The valley was reached in no time and soon they were galloping on a wide path on each side of which were planted a sea of mulberry trees with corrugated browny-orange trunks, short and wide, above which their many branches formed a full, spreading crown. Wings of the silvery blue waters of Lake Como flashed through gaps between the thin, satiny light-green leaves. Catriona relaxed a little; Umberto was an experienced rider and there was no doubt that Vulcan knew his way. Horse and rider were in total harmony, moving as one, and she was reminded of her teacher’s words at riding school: ‘Do what your horse does, and do in your body what you want your horse to do in his.’
The ride is glorious. The sense of freedom and calm for Umberto is glorious.
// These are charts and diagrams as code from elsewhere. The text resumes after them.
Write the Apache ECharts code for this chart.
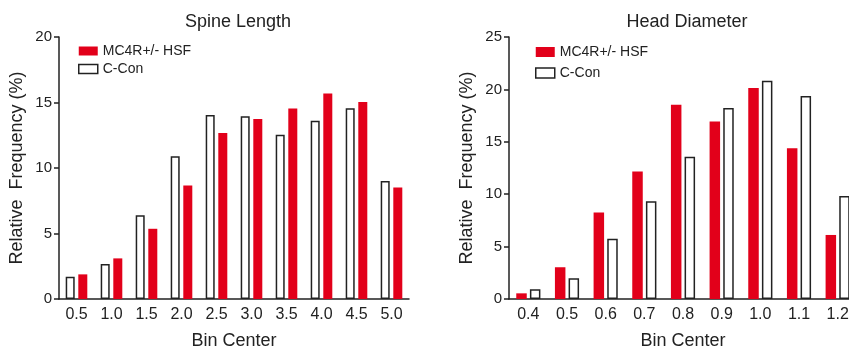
<!DOCTYPE html>
<html>
<head>
<meta charset="utf-8">
<script src="https://cdn.jsdelivr.net/npm/echarts@6/dist/echarts.min.js"></script>
<style>
  html, body { margin: 0; padding: 0; background: #fff; }
  #chart { width: 849px; height: 350px; }
</style>
</head>
<body>
<div id="chart"></div>
<script>
// Spine Length panel
const spineBins = ["0.5", "1.0", "1.5", "2.0", "2.5", "3.0", "3.5", "4.0", "4.5", "5.0"];
const spineCon = [1.7, 2.67, 6.4, 10.9, 14.05, 13.95, 12.53, 13.6, 14.56, 9.0];
const spineHsf = [1.88, 3.1, 5.36, 8.67, 12.68, 13.75, 14.54, 15.68, 15.04, 8.51];
const spineTicks = [0, 5, 10, 15, 20];

// Head Diameter panel
const headBins = ["0.4", "0.5", "0.6", "0.7", "0.8", "0.9", "1.0", "1.1", "1.2"];
const headHsf = [0.54, 3.03, 8.25, 12.17, 18.54, 16.94, 20.13, 14.39, 6.11];
const headCon = [0.92, 1.97, 5.76, 9.33, 13.57, 18.22, 20.83, 19.36, 9.84];
const headTicks = [0, 5, 10, 15, 20, 25];

const RED = "#e2001a";
const INK = "#222";
const FONT = "Liberation Sans, Arial, sans-serif";

const chart = echarts.init(document.getElementById("chart"));

function xAxisFor(idx, bins) {
  return {
    type: "category",
    gridIndex: idx,
    data: bins,
    name: "Bin Center",
    nameLocation: "middle",
    nameGap: 33,
    nameTextStyle: { color: INK, fontSize: 18, fontFamily: FONT },
    axisLine: { lineStyle: { color: INK, width: 1.5 } },
    axisTick: { alignWithLabel: true, length: 5, lineStyle: { color: INK, width: 1.5 } },
    axisLabel: { color: INK, fontSize: 16, fontFamily: FONT, margin: 8 }
  };
}

function yAxisFor(idx, ticks, gap) {
  return {
    type: "value",
    gridIndex: idx,
    min: ticks[0],
    max: ticks[ticks.length - 1],
    interval: ticks[1] - ticks[0],
    name: "Relative  Frequency (%)",
    nameLocation: "middle",
    nameGap: gap,
    nameTextStyle: { color: INK, fontSize: 18, fontFamily: FONT },
    splitLine: { show: false },
    axisLine: { show: true, lineStyle: { color: INK, width: 1.5 } },
    axisTick: { show: true, length: 5, lineStyle: { color: INK, width: 1.5 } },
    axisLabel: { color: INK, fontSize: 15, fontFamily: FONT, margin: 7 }
  };
}

const redStyle = { color: RED };
const whiteStyle = { color: "#fff", borderColor: INK, borderWidth: 1.5 };

chart.setOption({
  backgroundColor: "#fff",
  animation: false,
  title: [
    { text: "Spine Length", left: 233, top: 8, textAlign: "center",
      textStyle: { color: INK, fontSize: 18, fontWeight: "normal", fontFamily: FONT } },
    { text: "Head Diameter", left: 682, top: 8, textAlign: "center",
      textStyle: { color: INK, fontSize: 18, fontWeight: "normal", fontFamily: FONT } }
  ],
  legend: [
    {
      left: 73, top: 39, orient: "vertical", itemWidth: 19, itemHeight: 9, itemGap: 4,
      textStyle: { color: INK, fontSize: 14, fontFamily: FONT },
      data: [
        { name: "MC4R+/- HSF", icon: "rect", itemStyle: redStyle },
        { name: "C-Con", icon: "rect", itemStyle: whiteStyle }
      ]
    },
    {
      left: 530, top: 40, orient: "vertical", itemWidth: 19, itemHeight: 10, itemGap: 7,
      textStyle: { color: INK, fontSize: 14, fontFamily: FONT },
      data: [
        { name: "MC4R+/- HSF", icon: "rect", itemStyle: redStyle },
        { name: "C-Con", icon: "rect", itemStyle: whiteStyle }
      ]
    }
  ],
  grid: [
    { left: 59, right: 440, top: 37, bottom: 51, outerBoundsMode: "none" },
    { left: 509, right: -8, top: 37, bottom: 51, outerBoundsMode: "none" }
  ],
  xAxis: [xAxisFor(0, spineBins), xAxisFor(1, headBins)],
  yAxis: [yAxisFor(0, spineTicks, 33), yAxisFor(1, headTicks, 33)],
  series: [
    { name: "C-Con", type: "bar", xAxisIndex: 0, yAxisIndex: 0, data: spineCon,
      barWidth: 9, barGap: "40%", itemStyle: whiteStyle },
    { name: "MC4R+/- HSF", type: "bar", xAxisIndex: 0, yAxisIndex: 0, data: spineHsf,
      barWidth: 9, barGap: "40%", itemStyle: redStyle },
    { name: "MC4R+/- HSF", type: "bar", xAxisIndex: 1, yAxisIndex: 1, data: headHsf,
      barWidth: 10.5, barGap: "30%", itemStyle: redStyle },
    { name: "C-Con", type: "bar", xAxisIndex: 1, yAxisIndex: 1, data: headCon,
      barWidth: 10.5, barGap: "30%", itemStyle: whiteStyle }
  ]
});
</script>
</body>
</html>
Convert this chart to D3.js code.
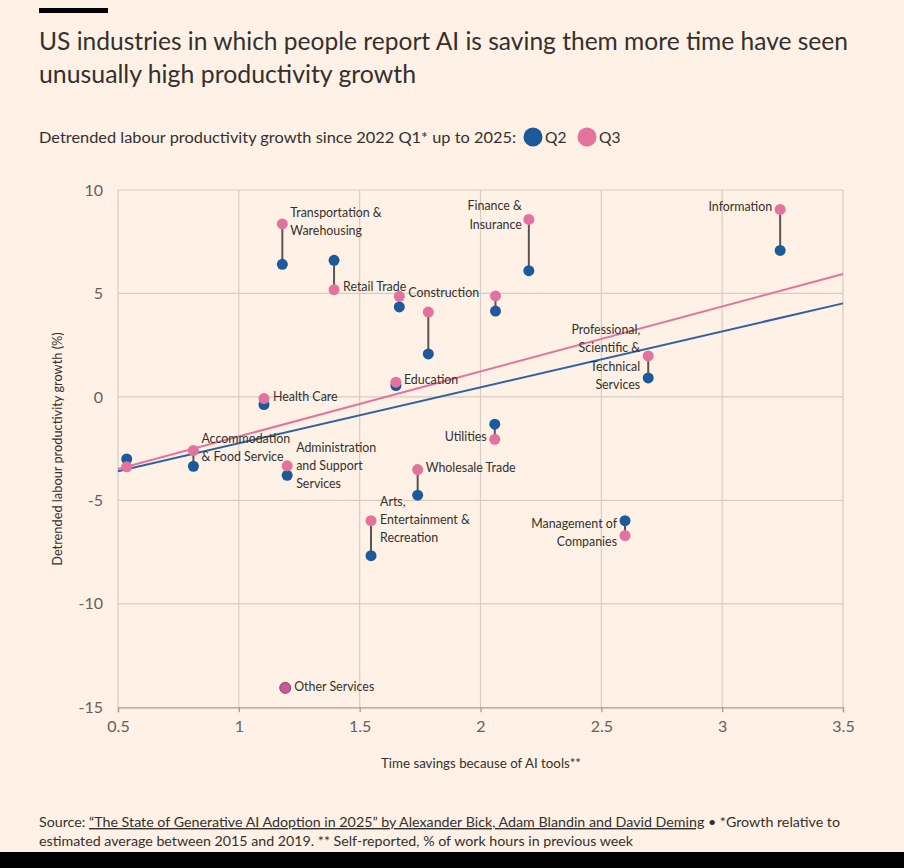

When I wrote this scene, I had in mind this quote from Shakespeare’s Henry V: ‘When I bestride him, I soar. I am a hawk: he trots the air; the earth sings when he touches it…’
There is such power in this sensation – power to inspire and soothe and liberate. But as Umberto tells Catriona, the trick is not to assume power, but to relinquish it. To ride as he does, he has to surrender his sense of control and go with the flow of the horse.
There is a spirituality to the riding. I am reminded of the Arabian proverb ‘The wind of heaven is that which blows between a horse’s ears’.
Now if only Umberto can surrender control with his music and go with the flow, perhaps he could compose once more. And if he could surrender control in his heart, perhaps he could find love at last.